Among the second-wave of Asian cuisines, including Thai, Indian and Vietnamese, Korean food has been one of the last to fall. Thanks to Korean-American chefs like David Chang of Momofuku and the aforementioned Roy Choi, traditional products like kimchi and mashups like Korean tacos have opened the field.

  • Danji and Hanjan, NYC These two ambitious new restaurants exemplify what this tantalizing cuisine can become when its trademark flavors and cooking styles are married to Westernized sensibilities, and they have the cult following to prove it. Danji bills itself as a modern Korean tapas joint, with approachable specialties like Bulgogi Beef Sliders. Hanjan is a sleek and casual bar/restaurant offering a mix of modern and traditional Korean food (spicy octopus stir-fry, braised pig trotters with shrimp sauce, salmon sashimi salad with chojang).

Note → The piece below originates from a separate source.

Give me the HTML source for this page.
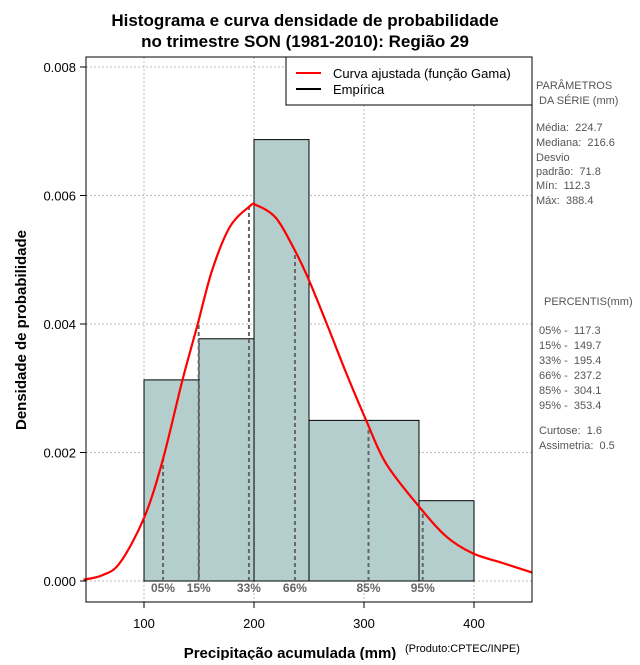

  • Del Seoul, Chicago This popular fast casual spot presents a modern spin on Korean food, including a variety of Korean barbecue tacos, bento boxes, Korean BBQ Banh Mi sandwiches, the rice specialty bibimbop and some truly one-of-a-kind shareables, like Kalbi Poutine (fries topped with slow-braised short rib, beef demi, blended cheeses, crema, scallions and house pickled red onions).